Ma io non ho riserve: questo non e' un ministro

di Claudio Fava – 26 marzo 2011
Quando finiremo di giudicare «con riserva» l’inadeguatezza morale della classe politica italiana?
Quando decideremo di prescindere dalle sentenze dei magistrati e di valutare nel merito – per ciò che sono, per ciò che rappresentano – i gesti, gli atti, i comportamenti, le omissioni, le amicizie, le menzogne senza attendere il giudizio di Dio o dei tribunali? Quando saremo disposti a utilizzare codici di civiltà, e a pretendere comportamenti di limpidezza politica, senza ostinarci a frugare prima nei codici penali?

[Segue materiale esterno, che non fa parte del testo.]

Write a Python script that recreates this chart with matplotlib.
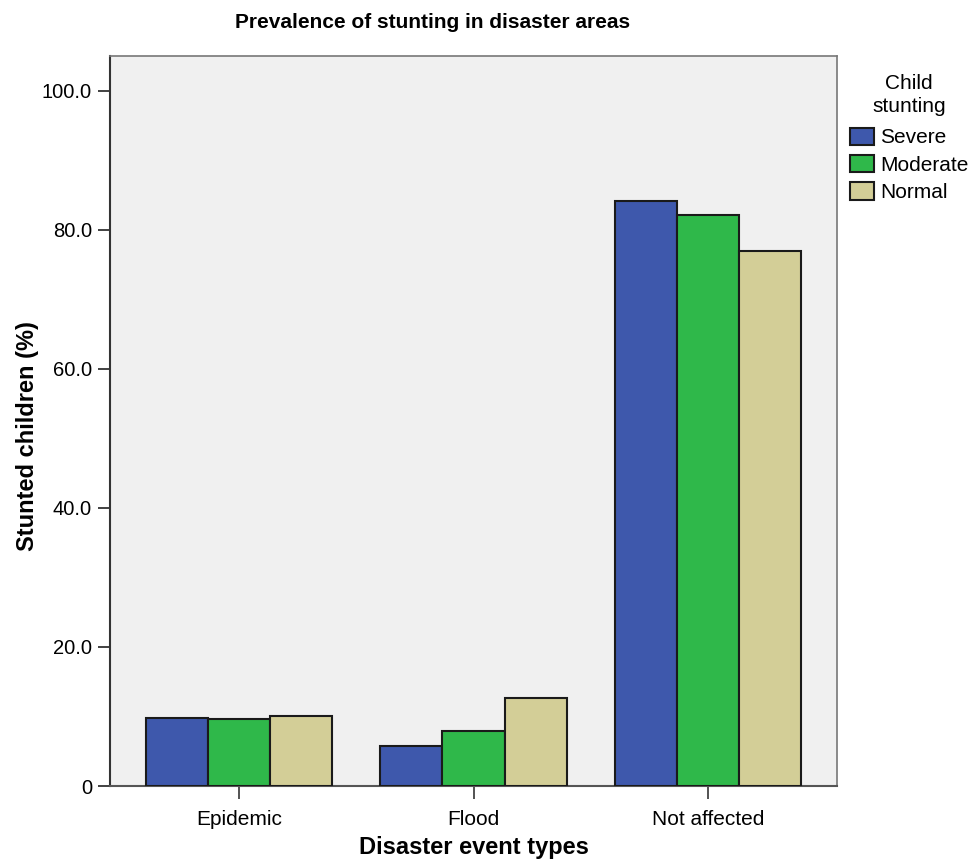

Con Saverio Romano, neoministro dell’Agricoltura per conto della pattuglia di ascari che ha offerto in Parlamento il proprio sostegno alla maggioranza, questo sforzo di verità e di responsabilità non è stato fatto. Nemmeno dal Quirinale, che ha scelto di controfirmare con riserva la nomina di Romano. Sbagliando. Perché Romano, per storia giudiziaria e politica, per l’opacità di certi suoi comportamenti, per la contiguità con ambienti di frontiera mafiosa, il ministro non merita di farlo. E l’Italia non lo merita come ministro.

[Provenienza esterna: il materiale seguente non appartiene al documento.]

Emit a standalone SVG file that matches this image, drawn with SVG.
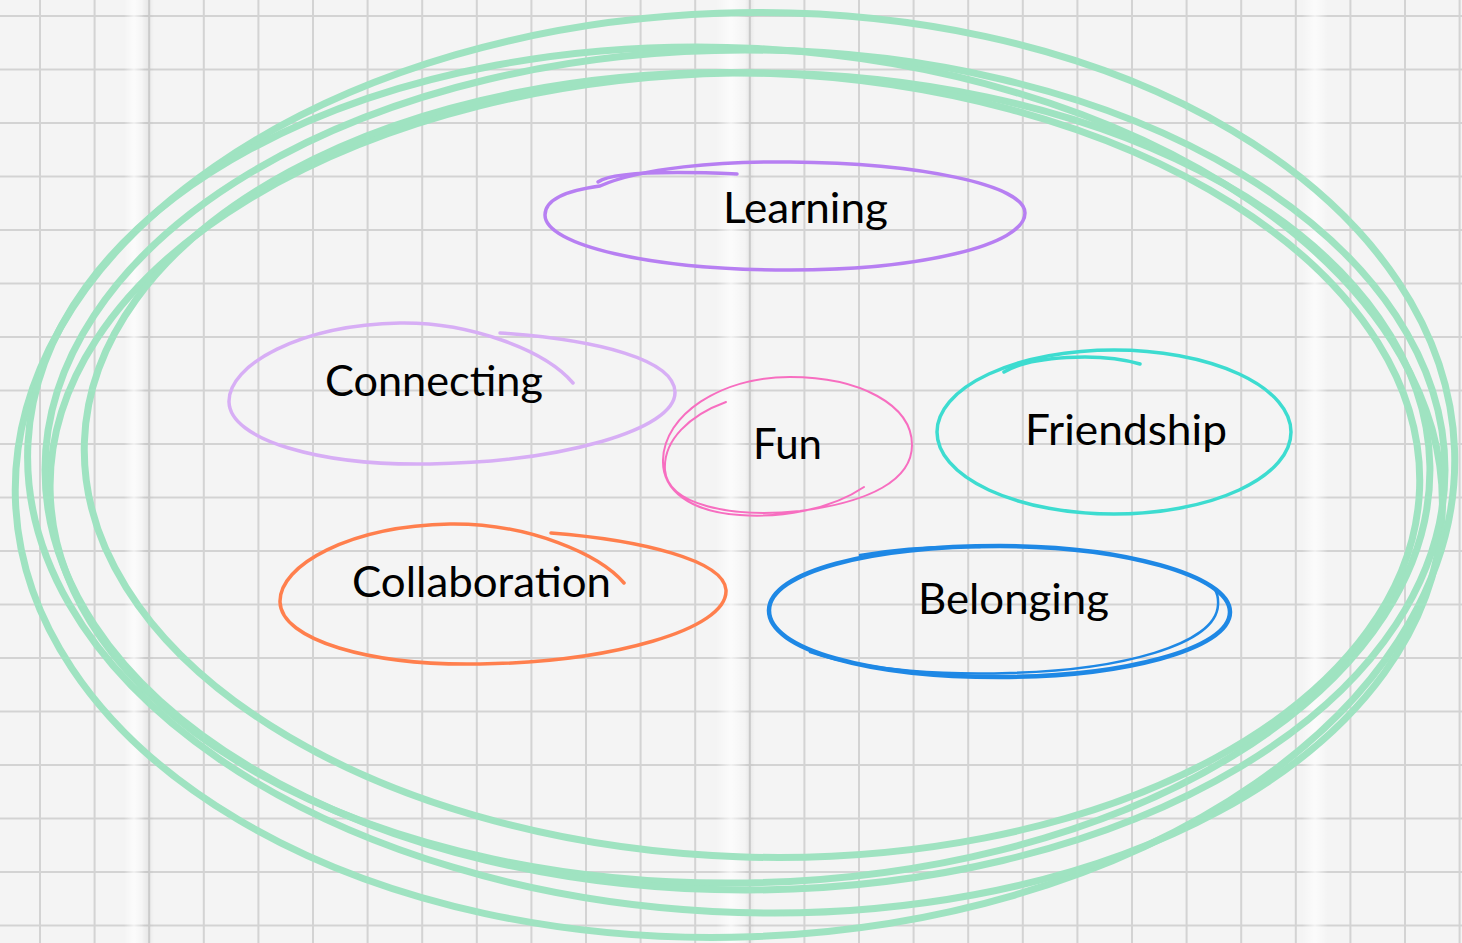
<svg xmlns="http://www.w3.org/2000/svg" width="1462" height="943" viewBox="0 0 1462 943">
  <defs>
    <linearGradient id="creaseV" x1="0" y1="0" x2="1" y2="0">
      <stop offset="0" stop-color="#ffffff" stop-opacity="0"/>
      <stop offset="0.5" stop-color="#ffffff" stop-opacity="0.7"/>
      <stop offset="1" stop-color="#ffffff" stop-opacity="0"/>
    </linearGradient>
    <linearGradient id="shadeV" x1="0" y1="0" x2="1" y2="0">
      <stop offset="0" stop-color="#000000" stop-opacity="0"/>
      <stop offset="0.5" stop-color="#000000" stop-opacity="0.05"/>
      <stop offset="1" stop-color="#000000" stop-opacity="0"/>
    </linearGradient>
  </defs>
  <style>
    .lbl { font-family: Lato, "Open Sans", "Liberation Sans", sans-serif; font-size: 43px; fill: #000000; }
    .loop { fill: none; stroke-linecap: round; stroke-linejoin: round; }
    .green { stroke: #9fe3c1; stroke-width: 7; fill: none; }
    .gridline { fill: none; stroke: #d3d3d3; stroke-width: 2; }
  </style>

  <!-- paper background -->
  <g id="paper">
    <rect x="0" y="0" width="1462" height="943" fill="#f4f4f4"/>
    <path class="gridline" d="M40,0V943 M94.6,0V943 M149.2,0V943 M203.8,0V943 M258.4,0V943 M313,0V943 M367.6,0V943 M422.2,0V943 M476.8,0V943 M531.4,0V943 M586,0V943 M640.6,0V943 M695.2,0V943 M749.8,0V943 M804.4,0V943 M859,0V943 M913.6,0V943 M968.2,0V943 M1022.8,0V943 M1077.4,0V943 M1132,0V943 M1186.6,0V943 M1241.2,0V943 M1295.8,0V943 M1350.4,0V943 M1405,0V943 M1459.6,0V943"/>
    <path class="gridline" d="M0,16H1462 M0,69.5H1462 M0,123H1462 M0,176.5H1462 M0,230H1462 M0,283.5H1462 M0,337H1462 M0,390.5H1462 M0,444H1462 M0,497.5H1462 M0,551H1462 M0,604.5H1462 M0,658H1462 M0,711.5H1462 M0,765H1462 M0,818.5H1462 M0,872H1462 M0,925.5H1462"/>
    <rect x="124" y="0" width="20" height="943" fill="url(#creaseV)"/>
    <rect x="142" y="0" width="12" height="943" fill="url(#shadeV)"/>
    <rect x="716" y="0" width="30" height="943" fill="url(#creaseV)"/>
    <rect x="745" y="0" width="10" height="943" fill="url(#shadeV)"/>
    <rect x="1302" y="0" width="26" height="943" fill="url(#creaseV)"/>
  </g>

  <!-- green outer scribble -->
  <g id="frame" class="green">
    <ellipse cx="735" cy="475" rx="720" ry="462" transform="rotate(-2 735 475)"/>
    <ellipse cx="735" cy="480" rx="708" ry="432" transform="rotate(3 735 480)"/>
    <ellipse cx="740" cy="478" rx="690" ry="405" transform="rotate(-1 740 478)"/>
    <ellipse cx="752" cy="465" rx="668" ry="392" transform="rotate(2 752 465)"/>
    <ellipse cx="745" cy="470" rx="700" ry="420"/>
  </g>

  <g id="connectors"/>

  <g id="node-learning">
    <path class="loop" stroke="#b77ff2" stroke-width="3.5" d="M600,186 C640,168 720,161 790,162 C920,163 1025,185 1025,213 C1025,245 920,270 790,270 C650,270 545,245 545,215 C545,198 570,190 600,186"/>
    <path class="loop" stroke="#b77ff2" stroke-width="3.5" d="M598,182 C612,172 665,171 737,174"/>
    <text class="lbl" x="723" y="223" textLength="165" lengthAdjust="spacingAndGlyphs">Learning</text>
  </g>

  <g id="node-connecting">
    <path class="loop" stroke="#d7aef5" stroke-width="3.5" d="M573,383 C545,350 470,322 400,323 C300,325 228,365 229,402 C230,440 320,466 430,464 C560,462 676,430 675,392 C674,360 600,340 500,333"/>
    <text class="lbl" x="325" y="396" textLength="218" lengthAdjust="spacingAndGlyphs">Connecting</text>
  </g>

  <g id="node-fun">
    <path class="loop" stroke="#f76ec0" stroke-width="2" d="M864,487 C830,510 780,518 740,515 C690,512 662,490 663,460 C664,415 720,377 790,377 C860,377 912,405 912,445 C912,480 870,502 800,511 C730,518 668,505 665,470 C663,440 690,415 726,402"/>
    <text class="lbl" x="753" y="459" textLength="69" lengthAdjust="spacingAndGlyphs">Fun</text>
  </g>

  <g id="node-friendship">
    <ellipse class="loop" stroke="#3ddcd0" stroke-width="3.5" cx="1114" cy="432" rx="177" ry="82"/>
    <path class="loop" stroke="#3ddcd0" stroke-width="3.5" d="M1004,372 C1030,356 1100,352 1140,364"/>
    <text class="lbl" x="1025" y="445" textLength="202" lengthAdjust="spacingAndGlyphs">Friendship</text>
  </g>

  <g id="node-collaboration">
    <path class="loop" stroke="#ff7f4d" stroke-width="3.5" d="M624,583 C600,555 530,523 450,524 C350,526 279,565 280,602 C281,640 370,666 480,664 C610,662 728,630 726,590 C724,560 640,540 551,533"/>
    <text class="lbl" x="352" y="597" textLength="259" lengthAdjust="spacingAndGlyphs">Collaboration</text>
  </g>

  <g id="node-belonging">
    <path class="loop" stroke="#1e88e5" stroke-width="4.5" d="M1000,546 C1120,546 1230,575 1230,612 C1230,650 1120,677 1000,677 C870,677 768,650 769,610 C770,572 870,546 1000,546"/>
    <path class="loop" stroke="#1e88e5" stroke-width="2.5" d="M810,652 C870,672 950,675 1010,673 C1120,670 1216,645 1218,605 C1219,590 1212,585 1205,583"/>
    <path class="loop" stroke="#1e88e5" stroke-width="2.5" d="M860,555 C900,548 940,546 980,547"/>
    <text class="lbl" x="918" y="614" textLength="191" lengthAdjust="spacingAndGlyphs">Belonging</text>
  </g>
</svg>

Sonovent’anni esatti dall’incontro che Romano organizzò tra il suo vecchio amico Totò Cuffaro e Angelo Siino, all’epoca incensurato ma già ai vertici dell’organizzazione mafiosa che rappresentava in qualità di «ministro dei lavori pubblici»: appalti, forniture, tangenti. Correva la campagna elettorale del 1991, in Sicilia si votava per il consiglio regionale e tutti i voti erano preziosi: servivano non solo a farsi eleggere ma soprattutto a definire i rapporti di forza dentro i partiti, a prenotarsi ribalte nei futuri assetti di governo, insomma una moneta da spendere bene e presto. E Siino di voti poteva muoverne parecchi, visto il suo rango dentro Cosa Nostra.
Vent’anni dopo Cuffaro è a Rebibbia mentre Romano sale al Quirinale a giurare come ministro. Nulla da eccepire sul piano formale: il primo è stato condannato con sentenza definitiva, l’altro no. Ma sul piano della sostanza politica e morale, i due si rassomigliano: stessa vischiosità nelle frequentazioni, stesse opacità nella costruzione del consenso.
Sul destino di Saverio Romano pende oggi la decisione di un Gip per un procedimento che lo ha visto indagato di concorso in associazione mafiosa. E un altro procedimento è stato aperto per un sospetto di corruzione aggravata dal favoreggiamento a Cosa Nostra: denari incassati dal figlio di Ciancimino per facilitare il cammino di certi suoi affari.
Per un cittadino italiano, il sospetto d’aver favorito o utilizzato i favori della mafia è già in sé grave.
Diventa gravissimo se quel cittadino è un uomo politico, eletto nelle istituzioni anzitutto per garantirne l’impermeabilità e la lealtà. E’ un sospetto devastante se quel politico è siciliano, se i voti che ha raccolto gli sono arrivati da donne e uomini di una terra in cui la mafia ha scannato in cinquant’anni più di tremila persone. “Contiguità” ha scritto il pubblico ministero: non abbastanza per mandare sotto processo ma sufficiente per pretendere più d’una “riserva” quando ti propongono di fare il ministro. Insomma, posso chiedere, legittimamente chiedere che un ministro della mia Repubblica non abbia mai incontrato in vita sua un capomafia, tantomeno per chiederne favori elettorali? Posso scrivere che poco m’importa quanto fosse acclarata la fama di quel capomafia alla data dell’incontro? Questo è un dettaglio che interessa i magistrati, non i cittadini né il decoro delle istituzioni.
Quando parliamo di clandestini e di abusivi, il pensiero corre subito a chi viene da altri mondi e da altre disperazioni. Ecco, mi piacerebbe declinare diversamente queste parole, restituire ad esse un po’ di verità. Clandestini, abusivi, in Italia non sono gli scampati dalle guerre civili nel Maghrebma quelli come Saverio Romano, Nicola Cosentino e Marcello Dell’Utri: occupano abusivamente, da clandestini, il loro posto nel parlamento e nel governo italiano. Se aspettiamo che lo sfratto glielo diano i giudici, rischiamo di dar ragione a chi sente il tintinnio delle manette sulle sorti della repubblica. A me piacerebbe ascoltare invece il rumore delle coscienze, la risacca di un’indignazione che non può limitarsi a esprimere garbate riserve. Ma che deve trovare il coraggio, di fronte agli italiani, di rispondere a certe richieste irricevibili come faceva Bartleby lo scrivano: preferire di no.